Calkain Companies
- Company type: Defunct
- Industry: Commercial property
- Founded: 2005; 21 years ago
- Founder: Jonathan Hipp
- Defunct: February 2020; 6 years ago
- Headquarters: Herndon, Virginia, U.S.
- Number of locations: New York City Fort Lauderdale Atlanta Boston Philadelphia
- Area served: United States
- Key people: Jonathan Hipp, President & CEO Patrick Nutt, Managing Partner
- Services: Broker

= Calkain Companies =

American real estate company

Calkain Companies was a company that provided services, primarily brokerage, to the commercial real estate industry. It was based in Herndon, Virginia, and focused on buildings that were leased to single tenants. In February 2020, the company was dissolved and its employees joined Avison Young.

==History==
After working in commercial property for over 20 years, Jonathan Hipp founded Calkain Companies in 2005.

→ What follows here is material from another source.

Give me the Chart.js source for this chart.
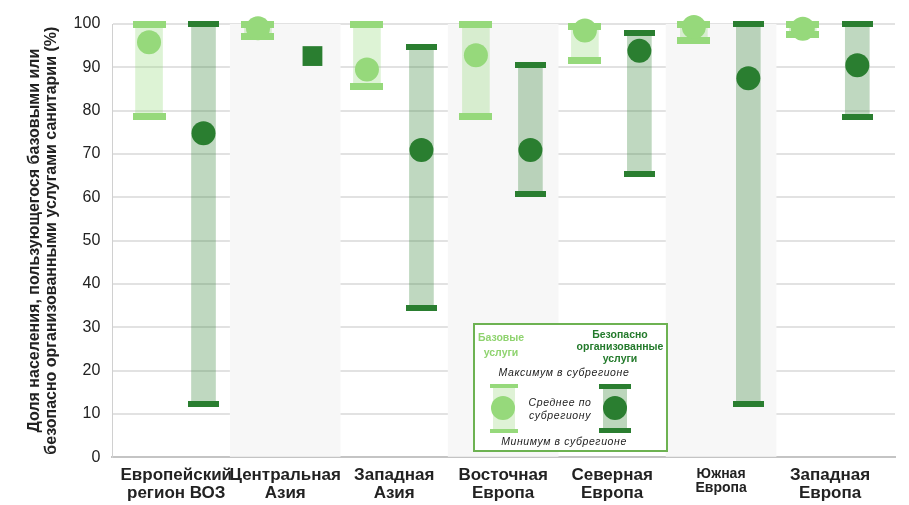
<!DOCTYPE html>
<html>
<head>
<meta charset="utf-8">
<script src="https://cdn.jsdelivr.net/npm/chart.js@4/dist/chart.umd.min.js"></script>
<style>
  html, body { margin: 0; padding: 0; background: #fff; overflow: hidden; }
  #wrap { position: relative; width: 909px; height: 505px; }
  #chart { display: block; }
  #legend {
    position: absolute; left: 473px; top: 323px; width: 195px; height: 129px;
    border: 2px solid #6db252; box-sizing: border-box; background: #fff;
    font-family: "Liberation Sans", Arial, sans-serif; font-size: 10px; color: #222;
  }
  #legend div { position: absolute; }
  .lg-head { font-weight: bold; text-align: center; line-height: 12px; font-size: 10.5px; }
  .lg-it { font-style: italic; text-align: center; line-height: 13px; font-size: 10.5px; letter-spacing: 0.6px; }
</style>
</head>
<body>
<div id="wrap">
  <canvas id="chart"></canvas>
  <div id="legend">
    <div class="lg-head" style="left:-4px;top:5px;width:60px;line-height:15px;color:#8fd36f;">Базовые<br>услуги</div>
    <div class="lg-head" style="left:95px;top:3px;width:100px;color:#237a2b;">Безопасно<br>организованные<br>услуги</div>
    <div class="lg-it" style="top:41px;left:-6px;width:190px;">Максимум в субрегионе</div>
    <div style="left:18px;top:61px;width:22px;height:45px;background:#dff2d6;"></div>
    <div style="left:15px;top:59px;width:28px;height:4px;background:#96d97b;"></div>
    <div style="left:15px;top:104px;width:28px;height:4px;background:#96d97b;"></div>
    <div style="left:16px;top:71px;width:24px;height:24px;border-radius:50%;background:#96d97b;"></div>
    <div style="left:128px;top:61px;width:24px;height:44px;background:#bcd6bc;"></div>
    <div style="left:124px;top:59px;width:32px;height:5px;background:#2a7e30;"></div>
    <div style="left:124px;top:103px;width:32px;height:5px;background:#2a7e30;"></div>
    <div style="left:128px;top:71px;width:24px;height:24px;border-radius:50%;background:#2a7e30;"></div>
    <div class="lg-it" style="top:71px;left:40px;width:90px;">Среднее по<br>субрегиону</div>
    <div class="lg-it" style="top:110px;left:-6px;width:190px;">Минимум в субрегионе</div>
  </div>
</div>
<script>
const categories = [
  ["Европейский", "регион ВОЗ"],
  ["Центральная", "Азия"],
  ["Западная", "Азия"],
  ["Восточная", "Европа"],
  ["Северная", "Европа"],
  ["Южная", "Европа"],
  ["Западная", "Европа"]
];

// базовые услуги
const basicMin  = [78.6, 97, 85.5, 78.6, 91.5, 96.3, 97.5];
const basicMean = [95.8, 99, 89.5, 92.8, 98.5, 99.3, 98.9];
const basicMax  = [100, 100, 100, 100, 99.5, 100, 100];

// безопасно организованные услуги (Центральная Азия - одно значение)
const safeMin  = [12.2, null, 34.4, 60.7, 65.4, 12.2, 78.6];
const safeMean = [74.8, 92.6, 70.9, 70.9, 93.8, 87.5, 90.5];
const safeMax  = [100, null, 94.8, 90.5, 98, 100, 100];

const shaded = [1, 3, 5];
const yTicks = [0, 10, 20, 30, 40, 50, 60, 70, 80, 90, 100];

const lightGreen = "#96d97b";
const darkGreen = "#2a7e30";

function capImage(w, h, color) {
  const c = document.createElement("canvas");
  c.width = w; c.height = h;
  const g = c.getContext("2d");
  g.fillStyle = color;
  g.fillRect(0, 0, w, h);
  return c;
}
const lightCap = capImage(33, 7, lightGreen);
const darkCap = capImage(31, 6, darkGreen);

const bx = (i) => i - 0.25;
const sx = (i) => i + 0.25;
const pts = (arr, fx) => arr.map((v, i) => (v == null ? null : { x: fx(i), y: v })).filter(p => p);

const data = {
  datasets: [
    {
      type: "bar",
      label: "shade",
      data: shaded.map(i => ({ x: i, y: [0, 100] })),
      backgroundColor: "#f7f7f7",
      barThickness: 110,
      grouped: false,
      order: 10
    },
    {
      type: "bar",
      label: "basic range",
      data: basicMin.map((v, i) => ({ x: bx(i), y: [v, basicMax[i]] })),
      backgroundColor: "rgba(150,217,123,0.32)",
      barThickness: 27,
      grouped: false,
      order: 5
    },
    {
      type: "bar",
      label: "safe range",
      data: safeMin.map((v, i) => (v == null ? null : { x: sx(i), y: [v, safeMax[i]] })).filter(p => p),
      backgroundColor: "rgba(42,126,48,0.3)",
      barThickness: 24,
      grouped: false,
      order: 5
    },
    {
      type: "scatter",
      label: "basic caps",
      data: pts(basicMin, bx).concat(pts(basicMax, bx)),
      pointStyle: lightCap,
      order: 2,
      clip: false
    },
    {
      type: "scatter",
      label: "safe caps",
      data: pts(safeMin, sx).concat(pts(safeMax, sx)),
      pointStyle: darkCap,
      order: 2,
      clip: false
    },
    {
      type: "scatter",
      label: "basic mean",
      data: pts(basicMean, bx),
      pointStyle: "circle",
      pointRadius: 12,
      backgroundColor: lightGreen,
      borderWidth: 0,
      order: 1,
      clip: false
    },
    {
      type: "scatter",
      label: "safe mean",
      data: pts(safeMean, sx),
      pointStyle: safeMean.map((v, i) => (safeMin[i] == null ? "rect" : "circle")),
      pointRadius: safeMean.map((v, i) => (safeMin[i] == null ? 14 : 12)),
      backgroundColor: darkGreen,
      borderWidth: 0,
      order: 1,
      clip: false
    }
  ]
};

const config = {
  type: "bar",
  data: data,
  options: {
    responsive: true,
    maintainAspectRatio: false,
    animation: false,
    layout: { padding: { left: 26, right: 6, top: 24, bottom: -6 } },
    plugins: { legend: { display: false }, tooltip: { enabled: false } },
    scales: {
      x: {
        type: "linear",
        offset: false,
        min: -0.587,
        max: 6.596,
        afterBuildTicks: (scale) => { scale.ticks = categories.map((c, i) => ({ value: i })); },
        ticks: {
          autoSkip: false,
          maxRotation: 0,
          padding: 9,
          color: "#222",
          font: (ctx) => ({
            family: "Liberation Sans",
            size: ctx.index === 5 ? 14 : 17,
            weight: "bold",
            lineHeight: 1.05
          }),
          callback: (v) => categories[v] || ""
        },
        grid: { display: false, drawTicks: false },
        border: { display: true, color: "#c4c4c4", width: 2 }
      },
      y: {
        min: 0,
        max: 100,
        afterBuildTicks: (scale) => { scale.ticks = yTicks.map(v => ({ value: v })); },
        ticks: {
          padding: 12,
          color: "#222",
          font: { family: "Liberation Sans", size: 16 }
        },
        grid: { color: "#e2e2e2", lineWidth: 2, drawTicks: false },
        border: { display: true, color: "#d0d0d0", width: 1 },
        title: {
          display: true,
          text: ["Доля населения, пользующегося базовыми или", "безопасно организованными услугами санитарии (%)"],
          color: "#222",
          font: { family: "Liberation Sans", size: 16, weight: "bold", lineHeight: 1.05 },
          padding: { top: 0, bottom: 2 }
        }
      }
    }
  }
};

const canvas = document.getElementById("chart");
const chart = new Chart(canvas, config);
</script>
</body>
</html>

In January 2013, the company brokered the sale of 7 stores in Orlando and central Florida leased to Applebee's for $18.5 million.

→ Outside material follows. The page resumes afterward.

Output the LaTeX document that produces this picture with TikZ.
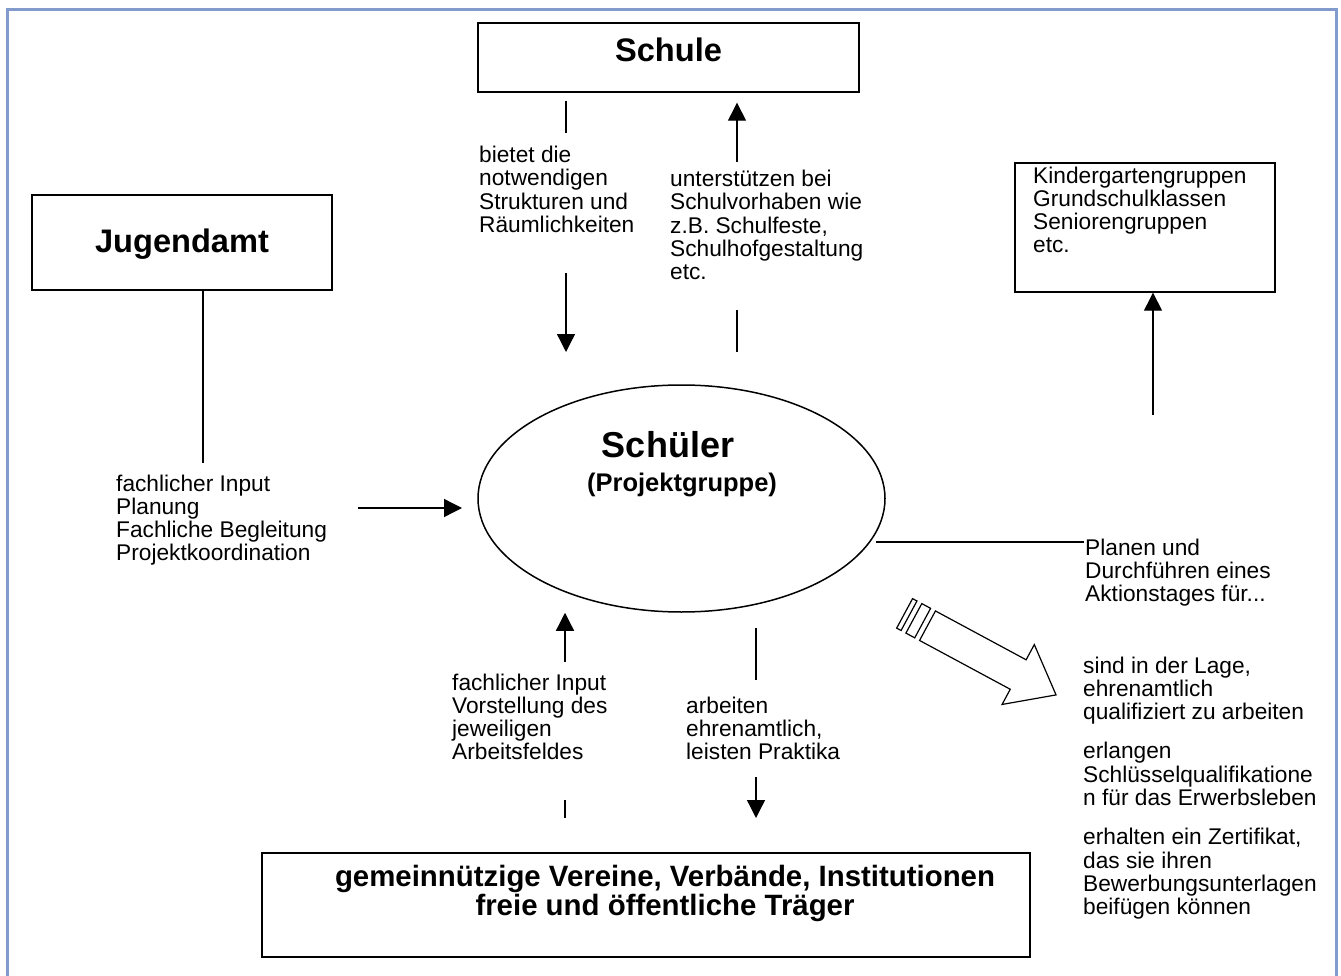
\documentclass[tikz,border=0pt]{standalone}
\usepackage{fontspec}
\setmainfont{Liberation Sans}
\usetikzlibrary{arrows.meta,shapes.geometric}
\definecolor{framec}{RGB}{128,155,204}
\tikzset{
  box/.style={draw, line width=1.4pt, fill=white, inner sep=0pt},
  lbl/.style={anchor=north west, align=left, inner sep=0pt, font=\fontsize{22.7}{23.3}\selectfont},
  ttl/.style={anchor=base, inner sep=0pt, align=center},
  conn/.style={line width=1.3pt},
  arr/.style={conn, -{Triangle[length=18pt,width=18pt]}},
}
\begin{document}
\begin{tikzpicture}[x=1pt,y=-1pt]
\useasboundingbox (0,0) rectangle (1341,976);
\draw[framec, line width=3pt] (7.5,976) -- (7.5,9.5) -- (1336,9.5) -- (1336,976);

% boxes
\node[box, minimum width=381pt, minimum height=69pt] (schule) at (668.5,57.5) {};
\node[ttl, font=\bfseries\fontsize{32.6}{36}\selectfont] (schuleT) at (668.5,61.7) {Schule};

\node[box, minimum width=300pt, minimum height=95pt] (jugend) at (182,242.5) {};
\node[ttl, font=\bfseries\fontsize{32.6}{36}\selectfont] (jugendT) at (182,253) {Jugendamt};

\node[box, minimum width=260pt, minimum height=129pt] (kind) at (1145,227.5) {};
\node[lbl] (kindT) at (1033,166.4) {Kindergartengruppen\\Grundschulklassen\\Seniorengruppen\\etc.};

\node[draw, ellipse, line width=1.5pt, minimum width=407pt, minimum height=227pt, inner sep=0pt] (schueler) at (681.5,498.5) {};
\node[ttl, font=\bfseries\fontsize{36}{40}\selectfont] (schuelerT) at (668,457) {Schüler};
\node[ttl, font=\bfseries\fontsize{25.5}{28}\selectfont] (projT) at (682,491) {(Projektgruppe)};

\node[box, minimum width=768pt, minimum height=104pt] (verein) at (646,905) {};
\node[ttl, font=\bfseries\fontsize{29.4}{28.5}\selectfont] (vereinT) at (665,915) {gemeinnützige Vereine, Verbände, Institutionen\\freie und öffentliche Träger};

% text blocks
\node[lbl] (bietet) at (479,146) {bietet die\\notwendigen\\Strukturen und\\Räumlichkeiten};
\node[lbl] (unter) at (670,170) {unterstützen bei\\Schulvorhaben wie\\z.B. Schulfeste,\\Schulhofgestaltung\\etc.};
\node[lbl] (jinput) at (116,474.4) {fachlicher Input\\Planung\\Fachliche Begleitung\\Projektkoordination};
\node[lbl] (planen) at (1085,538.4) {Planen und\\Durchführen eines\\Aktionstages für...};
\node[lbl] (vinput) at (452,673.4) {fachlicher Input\\Vorstellung des\\jeweiligen\\Arbeitsfeldes};
\node[lbl] (arbeiten) at (686,696.4) {arbeiten\\ehrenamtlich,\\leisten Praktika};
\node[lbl] (sind) at (1083,656.4) {sind in der Lage,\\ehrenamtlich\\qualifiziert zu arbeiten\\[16pt]erlangen\\Schlüsselqualifikatione\\n für das Erwerbsleben\\[16pt]erhalten ein Zertifikat,\\das sie ihren\\Bewerbungsunterlagen\\beifügen können};

% free connector ends
\coordinate (s1a) at (566,133);
\coordinate (s1b) at (566,273);
\coordinate (s1c) at (566,352);
\coordinate (s2a) at (737,162);
\coordinate (s2b) at (737,310);
\coordinate (s2c) at (737,352);
\coordinate (j1) at (203,463);
\coordinate (j2a) at (358,508);
\coordinate (j2b) at (462,508);
\coordinate (k1) at (1153,415);
\coordinate (k2a) at (876,542);
\coordinate (k2b) at (1084,542);
\coordinate (b1a) at (565,661.7);
\coordinate (b1b) at (565,800);
\coordinate (b1c) at (565,818);
\coordinate (b2a) at (756,628);
\coordinate (b2b) at (756,680);
\coordinate (b2c) at (756,777);
\coordinate (b2d) at (756,818);

% connectors
\draw[conn] (schule.south -| s1a) ++(0,8) -- (s1a);
\draw[arr] (s1b) -- (s1c);
\draw[arr] (s2a) -- ([yshift=-10pt]schule.south -| s2a);
\draw[conn] (s2b) -- (s2c);
\draw[conn] (jugend.south -| j1) -- (j1);
\draw[arr] (j2a) -- (j2b);
\draw[arr] (k1) -- (kind.south -| k1);
\draw[conn] (k2a) -- (k2b);
\draw[arr] (b1a) -- (b1a |- schueler.south);
\draw[conn] (b1b) -- (b1c);
\draw[conn] (b2a) -- (b2b);
\draw[arr] (b2c) -- (b2d);

% hollow arrow
\begin{scope}[shift={(927.5,625.7)}, rotate=-28.3]
  \draw[conn, line width=1.2pt] (-26,-16.75) rectangle (-21,16.75);
  \draw[conn, line width=1.2pt] (-15.5,-16.75) rectangle (-5.5,16.75);
  \draw[conn, line width=1.2pt] (0,-16.75) -- (103,-16.75) -- (103,-34) -- (146,0) -- (103,34) -- (103,16.75) -- (0,16.75) -- cycle;
\end{scope}
\end{tikzpicture}
\end{document}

In June 2014, Calkain brokered the sale of a store leased to CVS Health in Tysons Corner for $27.4 million, or $1,915 per square foot, the highest net lease sales price in the Washington metropolitan area. Calkain held the previous record with a sale of a store leased to Starbucks in Washington, D.C. for $1,672 per square foot.

In December 2018, the company listed a store in Adams Morgan leased to Wawa.

In September 2019, the company brokered the sale of a CVS in Cleveland Park for $15 million, or $1,714 per square foot.

In February 2020, the company was dissolved and the employees joined Avison Young.